Joe and I slopped our way down to the farm to empty our compost bin and we stopped by to see the new piglets! The second pig just had her litter of piggies yesterday, and you can see the other sow in the background with her litter. In amongst the new piggies, there’s a wee black one with white socks on his feet. They are so tiny and wriggly that it was hard to get a good picture. The sow never pulled her head out of the hay burrow she had made, but her grunting got louder when she heard us come in. Oh mama-piggy, your babies are so tiny and sweet! Still, I know what they’ll look like in a couple of months: big piggies.
I read a tutorial on dying yarn with a crockpot and kool-aid and thought “Well, why not?” So I skipped down to the village store, bought a packet of each flavor and spun up two spindles worth of yarn. I soaked the yarn as soon as I was done spinning it and then followed the directions in the tutorial. About an hour later I had a ton of yarn pretty bright orange and salmon yarn that smelled like hot juice. I wanted to make a yarn that went from yellow, to orange, to red then to blue and back through the colors again. Turns out the kool-aid in the blue pouch is NOT blue. No, it’s also red. The same red as the stuff in the red pouch. SNAP. I was hoping to work some purples and greens in with that blue pouch and instead I have something crossed between sherbert and construction site.

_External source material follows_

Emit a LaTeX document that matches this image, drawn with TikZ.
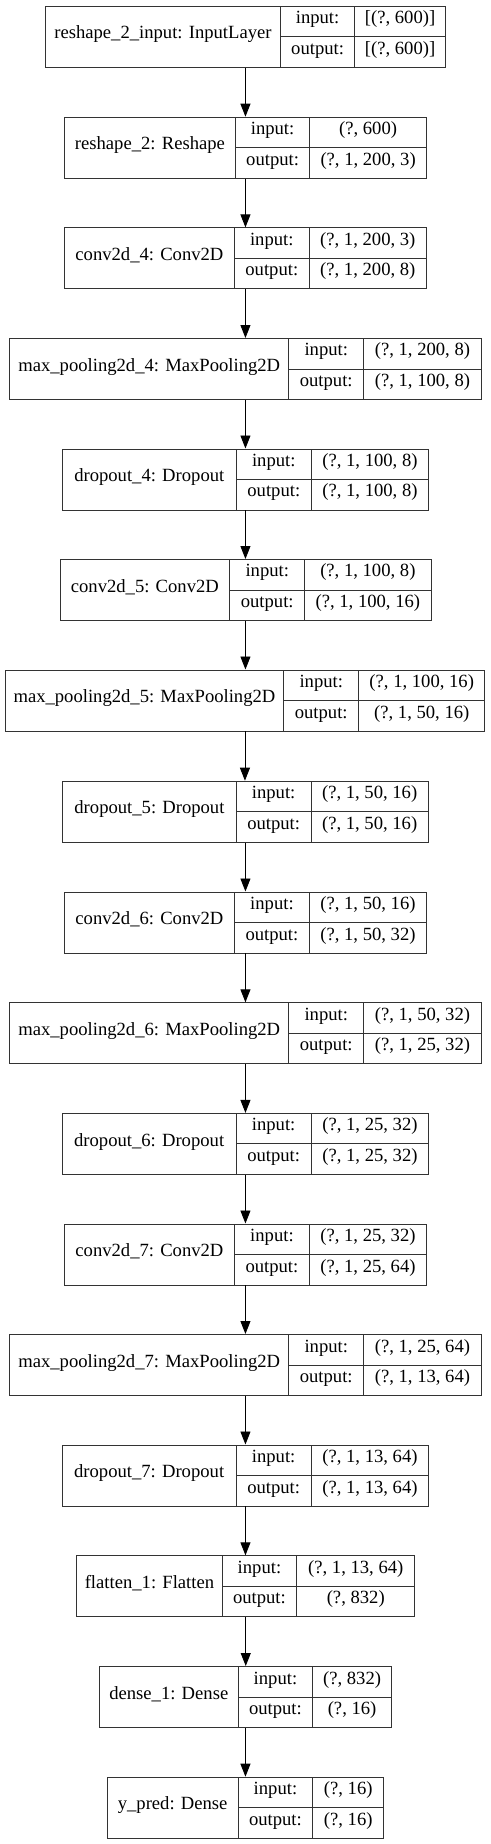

But, now it’s been two days and I’m getting over the initial peevishness. The colors are starting to grow on me, to the point where I’m even starting to think of some projects I can work it in to. Next time, it’s blue all the way baby. If I can find a wrapper that doesn’t lie, lie, LIE.
Oh, and it was a great tutorial, so if you’re interested in spending the minimum amount of time and money dying something, this is definitely the way to go.